I guarantee you, at least six of the five will offer more help than you have any right to expect. And when you’re done, they’ll thank you. People want to create value for other people — that’s where self-esteem comes from.

The whole idea of empowerment stems from this basic realization about human nature. Very few employees go to work just to get a paycheck. Yes, that’s a part of why they show up, but it’s not the whole taco.

Every survey ever done on this subject reveals the same result: employees rank money between 7th and 10th in what they find most important in their work environment. (There are some qualifications on this statistic … the employees have to be making enough to have some disposable income, for example.)

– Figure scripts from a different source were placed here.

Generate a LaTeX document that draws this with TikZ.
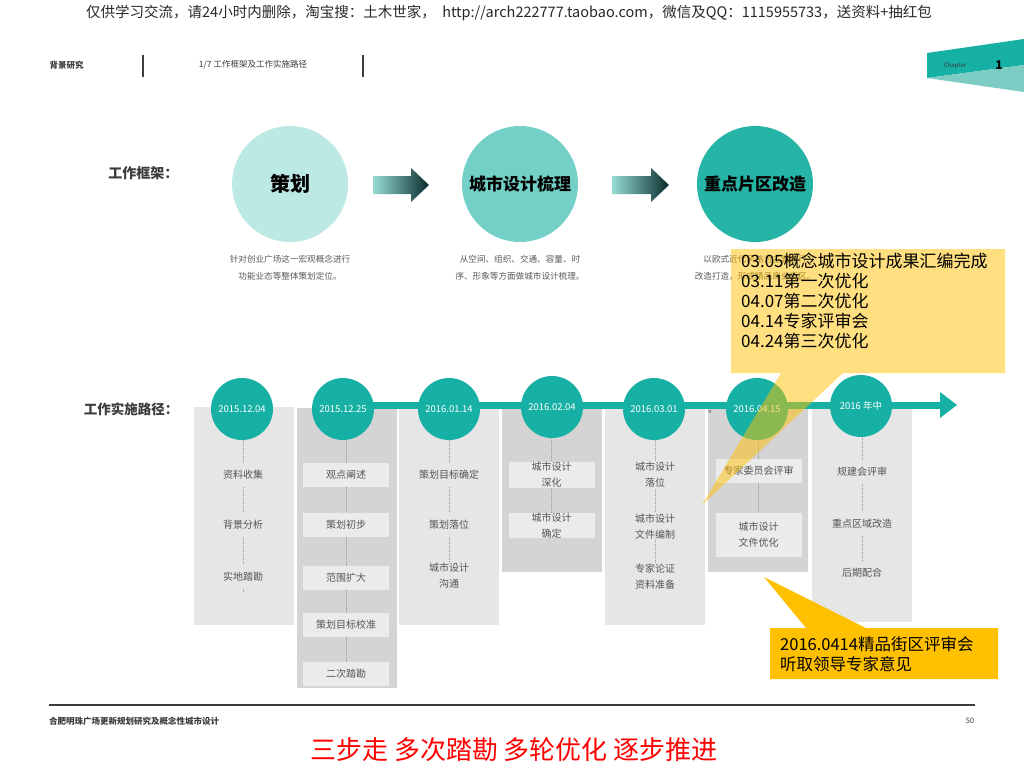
\documentclass[tikz,border=0pt]{standalone}
\usepackage{fontspec}
\setmainfont{Noto Sans CJK SC}
\usetikzlibrary{calc}
\definecolor{fcA}{RGB}{189,233,228}
\definecolor{fcB}{RGB}{114,208,198}
\definecolor{fcC}{RGB}{38,180,166}
\definecolor{tealT}{RGB}{22,176,164}
\definecolor{panL}{RGB}{230,230,230}
\definecolor{panD}{RGB}{212,212,212}
\definecolor{boxG}{RGB}{235,235,235}
\definecolor{txtG}{RGB}{85,85,85}
\definecolor{capG}{RGB}{90,90,90}
\definecolor{dotG}{RGB}{150,150,150}
\definecolor{headG}{RGB}{60,60,60}
\definecolor{arrL}{RGB}{150,220,212}
\definecolor{arrR}{RGB}{8,45,45}
\definecolor{chapD}{RGB}{22,176,164}
\definecolor{chapL}{RGB}{125,204,196}
\definecolor{goldY}{RGB}{255,192,0}
\definecolor{wmG}{RGB}{40,40,40}
\begin{document}
\begin{tikzpicture}[x=1pt,y=-1pt,
  fcirc/.style={circle, inner sep=0pt, minimum size=116pt, font=\fontsize{17}{20}\selectfont\bfseries, text=black},
  fcap/.style={align=center, font=\fontsize{8.6}{17}\selectfont, text=capG},
  dcirc/.style={circle, fill=tealT, inner sep=0pt, minimum size=62pt, text=white, font=\fontsize{9.5}{11}\selectfont},
  itm/.style={align=center, font=\fontsize{10}{16}\selectfont, text=txtG, inner sep=1pt, minimum height=24pt, minimum width=86pt},
  itmbox/.style={itm, fill=boxG},
  dotl/.style={draw=dotG, line width=0.9pt, dash pattern=on 0.9pt off 1.1pt},
  hdr/.style={font=\fontsize{8.5}{10}\selectfont, text=headG},
  sect/.style={font=\fontsize{14}{16}\selectfont\bfseries, text=headG, anchor=east},
  calltxt/.style={font=\fontsize{17}{20}\selectfont, text=black, anchor=west, inner sep=0pt}
]
\useasboundingbox (0,0) rectangle (1024,768);
\fill[white] (0,0) rectangle (1024,768);

% watermark
\node[font=\fontsize{14.5}{16}\selectfont, text=wmG] (wm) at (509,13) {仅供学习交流，请24小时内删除，淘宝搜：土木世家，\ \ http://arch222777.taobao.com，微信及QQ：1115955733，送资料+抽红包};

% header
\node[hdr, font=\fontsize{8.5}{10}\selectfont\bfseries, anchor=west] (h1) at (46,65) {背景研究};
\draw[headG, line width=1.2pt] (143,55) -- (143,77);
\node[hdr] (h2) at (253,65) {1/7 工作框架及工作实施路径};
\draw[headG, line width=1.2pt] (363,55) -- (363,77);

% chapter tab
\fill[chapD] (927,53) -- (1024,39) -- (1024,65) -- (927,78) -- cycle;
\fill[chapL] (927,78) -- (1024,65) -- (1024,92) -- cycle;
\node[font=\fontsize{6}{7}\selectfont, text=headG] (chap) at (955,66) {Chapter};
\node[font=\fontsize{12}{14}\selectfont\bfseries, text=black] (chapn) at (999,65) {1};

% work framework
\node[sect] (s1) at (182,173) {工作框架：};
\node[fcirc, fill=fcA, font=\fontsize{20}{24}\selectfont\bfseries] (f1) at (290,184) {策划};
\node[fcirc, fill=fcB] (f2) at (520,184) {城市设计梳理};
\node[fcirc, fill=fcC] (f3) at (755,184) {重点片区改造};
\shade[left color=arrL, right color=arrR] (373,176) -- (411,176) -- (411,168) -- (429,185) -- (411,202) -- (411,194) -- (373,194) -- cycle;
\shade[left color=arrL, right color=arrR] (612,176) -- (651,176) -- (651,168) -- (669,185) -- (651,202) -- (651,194) -- (612,194) -- cycle;
\node[fcap] (cap1) at (290,267.5) {针对创业广场这一宏观概念进行\\功能业态等整体策划定位。};
\node[fcap] (cap2) at (520,267.5) {从空间、组织、交通、容量、时\\序、形象等方面做城市设计梳理。};
\node[fcap] (cap3) at (755,267.5) {以欧式近代风格为主题进行\\改造打造，形成精品商业街区。};

% implementation path
\node[sect, font=\fontsize{13.5}{16}\selectfont\bfseries] (s2) at (182,409) {工作实施路径：};

% panels
\fill[panL] (194,407) rectangle (294,625);
\fill[panD] (297,408) rectangle (397,688);
\fill[panL] (399,408) rectangle (499,625);
\fill[panD] (502,408) rectangle (602,572);
\fill[panL] (605,408) rectangle (705,625);
\fill[panD] (708,408) rectangle (808,572);
\fill[panL] (812,408) rectangle (912,622);

% timeline bar
\fill[tealT] (344,401.5) rectangle (941,409);
\fill[tealT] (940,392) -- (957,405) -- (940,418) -- cycle;
\coordinate (tip) at (957,405);

% date circles
\node[dcirc] (d1) at (242,409) {2015.12.04};
\node[dcirc] (d2) at (343,409) {2015.12.25};
\node[dcirc] (d3) at (449,409) {2016.01.14};
\node[dcirc] (d4) at (552,407) {2016.02.04};
\node[dcirc] (d5) at (654,409) {2016.03.01};
\node[dcirc] (d6) at (757,409) {2016.04.15};
\node[dcirc] (d7) at (861,406) {2016 年中};
\node[font=\fontsize{6}{7}\selectfont, text=headG] (vmark) at (710,412) {v};

% column 1
\node[itm] (a1) at (243,475) {资料收集};
\node[itm] (a2) at (243,525) {背景分析};
\node[itm] (a3) at (243,577) {实地踏勘};
\coordinate (a4) at (243,592);
\draw[dotl] (d1.south -| a1) -- (a1.north);
\draw[dotl] (a1.south) -- (a2.north);
\draw[dotl] (a2.south) -- (a3.north);
\draw[dotl] (a3.south) -- (a4);

% column 2
\node[itmbox] (b1) at (346,475) {观点阐述};
\node[itmbox] (b2) at (346,525) {策划初步};
\node[itmbox] (b3) at (346,577.5) {范围扩大};
\node[itmbox] (b4) at (346,625) {策划目标校准};
\node[itmbox] (b5) at (346,673.5) {二次踏勘};
\draw[dotl] (d2.south -| b1) -- (b1.north);
\draw[dotl] (b1.south) -- (b2.north);
\draw[dotl] (b2.south) -- (b3.north);
\draw[dotl] (b3.south) -- (b4.north);
\draw[dotl] (b4.south) -- (b5.north);

% column 3
\node[itm] (c1) at (449,475) {策划目标确定};
\node[itm] (c2) at (449,525) {策划落位};
\node[itm] (c3) at (449,576) {城市设计\\沟通};
\draw[dotl] (d3.south -| c1) -- (c1.north);
\draw[dotl] (c1.south) -- (c2.north);
\draw[dotl] (c2.south) -- (c3.north);

% column 4
\node[itmbox, inner sep=0pt] (e1) at (551.5,475) {城市设计\\深化};
\node[itmbox, inner sep=0pt] (e2) at (551.5,525.5) {城市设计\\确定};
\draw[dotl] (d4.south -| e1) -- (e1.north);
\draw[dotl] (e1.south) -- (e2.north);

% column 5
\node[itm] (g1) at (655,475) {城市设计\\落位};
\node[itm] (g2) at (655,526.5) {城市设计\\文件编制};
\node[itm] (g3) at (655,576.5) {专家论证\\资料准备};
\draw[dotl] (d5.south -| g1) -- (g1.north);
\draw[dotl] (g1.south) -- (g2.north);
\draw[dotl] (g2.south) -- (g3.north);

% column 6
\node[itmbox] (k1) at (758.5,471) {专家委员会评审};
\node[itmbox, minimum height=44pt] (k2) at (758.5,535) {城市设计\\文件优化};
\draw[dotl] (d6.south -| k1) -- (k1.north);
\draw[dotl] (k1.south) -- (k2.north);

% column 7
\node[itm] (m1) at (862,472) {规建会评审};
\node[itm] (m2) at (862,524) {重点区域改造};
\node[itm] (m3) at (862,573) {后期配合};
\draw[dotl] (d7.south -| m1) -- (m1.north);
\draw[dotl] (m1.south) -- (m2.north);
\draw[dotl] (m2.south) -- (m3.north);

% callout 1 (semi-transparent)
\fill[goldY, fill opacity=0.5] (731,249) -- (1005,249) -- (1005,373) -- (843,373) -- (702,505) -- (781,373) -- (731,373) -- cycle;
\node[calltxt] (q1) at (741,261) {03.05概念城市设计成果汇编完成};
\node[calltxt] (q2) at (741,281) {03.11第一次优化};
\node[calltxt] (q3) at (741,301) {04.07第二次优化};
\node[calltxt] (q4) at (741,321) {04.14专家评审会};
\node[calltxt] (q5) at (741,341) {04.24第三次优化};

% callout 2
\fill[goldY] (770,628) -- (806,628) -- (764,577) -- (866,628) -- (998,628) -- (998,679) -- (770,679) -- cycle;
\node[calltxt, font=\fontsize{16.5}{20}\selectfont] (r1) at (780,644) {2016.0414精品街区评审会};
\node[calltxt, font=\fontsize{16.5}{20}\selectfont] (r2) at (780,664) {听取领导专家意见};

% footer
\draw[headG, line width=1.2pt] (49,705) -- (975,705);
\node[hdr, font=\fontsize{8.5}{10}\selectfont\bfseries, anchor=west, inner sep=0pt] (ft) at (49,721) {合肥明珠广场更新规划研究及概念性城市设计};
\node[hdr, font=\fontsize{7.5}{9}\selectfont] (pg) at (970,721) {50};
\node[font=\fontsize{26}{30}\selectfont, text=red] (slogan) at (514,750) {三步走 多次踏勘 多轮优化 逐步推进};
\end{tikzpicture}
\end{document}
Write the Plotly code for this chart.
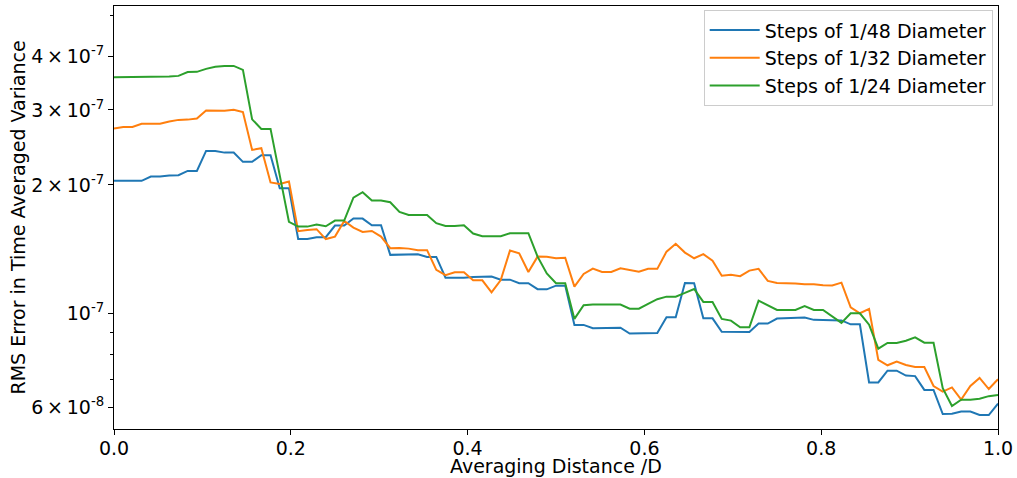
import plotly.graph_objects as go

# Averaging distance index (steps of 1/96 D)
step_index = list(range(97))
x_vals = [k / 96 for k in step_index]

blue_1_48 = [2.045, 2.045, 2.045, 2.045, 2.093, 2.093, 2.104, 2.108, 2.158, 2.158,
             2.404, 2.404, 2.382, 2.382, 2.266, 2.266, 2.349, 2.349, 1.965, 1.965,
             1.494, 1.494, 1.508, 1.508, 1.606, 1.606, 1.668, 1.668, 1.609, 1.609,
             1.371, 1.371, 1.376, 1.376, 1.356, 1.356, 1.212, 1.212, 1.212, 1.217,
             1.219, 1.219, 1.199, 1.199, 1.176, 1.176, 1.139, 1.138, 1.161, 1.161,
             0.939, 0.939, 0.922, 0.922, 0.925, 0.925, 0.896, 0.896, 0.899, 0.899,
             0.979, 0.979, 1.178, 1.176, 0.973, 0.973, 0.905, 0.904, 0.904, 0.904,
             0.946, 0.946, 0.972, 0.973, 0.975, 0.977, 0.965, 0.965, 0.963, 0.962,
             0.942, 0.942, 0.688, 0.688, 0.733, 0.733, 0.714, 0.712, 0.661, 0.661,
             0.580, 0.581, 0.588, 0.588, 0.577, 0.577, 0.614]

orange_1_32 = [2.712, 2.735, 2.735, 2.783, 2.783, 2.783, 2.817, 2.843, 2.847, 2.863,
               2.990, 2.988, 2.988, 3.004, 2.966, 2.417, 2.440, 2.028, 2.011, 2.037,
               1.558, 1.569, 1.575, 1.493, 1.513, 1.647, 1.588, 1.552, 1.560, 1.513,
               1.421, 1.423, 1.418, 1.406, 1.406, 1.264, 1.228, 1.248, 1.248, 1.195,
               1.195, 1.120, 1.197, 1.403, 1.383, 1.250, 1.358, 1.357, 1.346, 1.350,
               1.155, 1.237, 1.273, 1.250, 1.250, 1.275, 1.266, 1.252, 1.271, 1.271,
               1.395, 1.455, 1.388, 1.346, 1.376, 1.329, 1.225, 1.232, 1.222, 1.259,
               1.271, 1.191, 1.178, 1.178, 1.174, 1.170, 1.170, 1.163, 1.162, 1.180,
               1.033, 1.000, 1.024, 0.777, 0.755, 0.770, 0.756, 0.748, 0.748, 0.675,
               0.655, 0.670, 0.627, 0.675, 0.705, 0.664, 0.700]

green_1_24 = [3.581, 3.581, 3.587, 3.587, 3.593, 3.593, 3.593, 3.606, 3.681, 3.685,
              3.745, 3.789, 3.806, 3.806, 3.725, 2.851, 2.708, 2.708, 2.100, 1.638,
              1.597, 1.597, 1.616, 1.600, 1.650, 1.650, 1.868, 1.923, 1.838, 1.838,
              1.822, 1.729, 1.701, 1.701, 1.701, 1.627, 1.603, 1.603, 1.609, 1.538,
              1.516, 1.516, 1.516, 1.541, 1.541, 1.541, 1.358, 1.240, 1.176, 1.176,
              0.970, 1.044, 1.048, 1.048, 1.048, 1.048, 1.025, 1.025, 1.052, 1.079,
              1.094, 1.094, 1.116, 1.140, 1.063, 1.063, 0.970, 0.961, 0.927, 0.927,
              1.071, 1.044, 1.018, 1.018, 1.018, 1.039, 1.018, 1.018, 0.982, 0.949,
              1.000, 1.000, 0.940, 0.826, 0.852, 0.852, 0.862, 0.878, 0.853, 0.853,
              0.667, 0.606, 0.627, 0.627, 0.630, 0.639, 0.643]

scale = 1e-7
series_names = ["Steps of 1/48 Diameter", "Steps of 1/32 Diameter", "Steps of 1/24 Diameter"]
series_vals = [blue_1_48, orange_1_32, green_1_24]
colors = ["#1f77b4", "#ff7f0e", "#2ca02c"]

y_tick_vals = [6e-8, 1e-7, 2e-7, 3e-7, 4e-7]
y_tick_text = ["6\u2009×\u200910<sup>-8</sup>", "10<sup>-7</sup>", "2\u2009×\u200910<sup>-7</sup>",
               "3\u2009×\u200910<sup>-7</sup>", "4\u2009×\u200910<sup>-7</sup>"]
y_minor_vals = [7e-8, 8e-8, 9e-8, 5e-7]
x_tick_vals = [0.0, 0.2, 0.4, 0.6, 0.8, 1.0]
x_tick_text = ["0.0", "0.2", "0.4", "0.6", "0.8", "1.0"]
x_title = "Averaging Distance /D"
y_title = "RMS Error in Time Averaged Variance"

fig = go.Figure()
for name, vals, c in zip(series_names, series_vals, colors):
    fig.add_trace(go.Scatter(x=x_vals, y=[v * scale for v in vals], mode="lines",
                             name=name, line=dict(color=c, width=2)))

font = dict(family="DejaVu Sans", size=19, color="black")
fig.update_layout(
    width=1017, height=478,
    margin=dict(l=114, r=19, t=6, b=49, autoexpand=False),
    paper_bgcolor="white", plot_bgcolor="white",
    font=font,
    showlegend=True,
    legend=dict(x=0.994, y=0.99, xanchor="right", yanchor="top",
                bgcolor="rgba(255,255,255,0.8)", bordercolor="#cccccc", borderwidth=1,
                itemwidth=50,
                font=dict(family="DejaVu Sans", size=19, color="black")),
    xaxis=dict(range=[0, 1], tickvals=x_tick_vals, ticktext=x_tick_text,
               ticks="outside", ticklen=5, tickwidth=1, tickcolor="black",
               ticklabelstandoff=-3,
               showline=True, linecolor="black", linewidth=1, mirror=True,
               showgrid=False, zeroline=False, automargin=False),
    yaxis=dict(type="log", range=[-7.2716, -6.2790],
               tickvals=y_tick_vals, ticktext=y_tick_text,
               ticks="outside", ticklen=5, tickwidth=1, tickcolor="black",
               minor=dict(tickvals=y_minor_vals, ticks="outside", ticklen=3,
                          tickcolor="black", showgrid=False),
               showline=True, linecolor="black", linewidth=1, mirror=True,
               showgrid=False, zeroline=False, automargin=False),
    annotations=[
        dict(text=x_title, xref="paper", yref="paper", x=0.5, y=-37 / 423,
             xanchor="center", yanchor="middle", showarrow=False, font=font),
        dict(text=y_title, xref="paper", yref="paper", x=-97 / 884, y=0.5,
             xanchor="center", yanchor="middle", textangle=-90, showarrow=False, font=font),
    ],
)

fig.write_html("out.html", config={"displayModeBar": False},
               post_script="document.body.style.margin='0';")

Want more proof? Listen to what people gripe about. IT’S NEVER THEIR SALARY!

Employees complain about office politics. They complain about too many meetings. They complain about the food in the cafeteria. They complain about the number of meetings they have to attend. They complain about ridiculous procedures and regulations. And of course, they complain about having to go to too many meetings.

Every … every complaint you’re likely to overhear has to do with distractions from producing value.

Want happy, motivated, high-morale, high-performing employees? View every distraction they have as leg irons and hand-cuffs. Get rid of all that stuff.

Most of all, treat employees as adults, not because it makes them more effective, but because that’s what they are. They may work for you. If you’re doing your job, they look to you for leadership. They don’t need you as a parent.

So watch out — if you treat your staff like children, Sam’s going to come back and visit your office.

* * *

I still miss Sam Kinison. And I still like this column, all these years later. My only regret, when re-reading it, is that I missed pointing out that when you treat adults as children they’re likely to start living down to your expectations.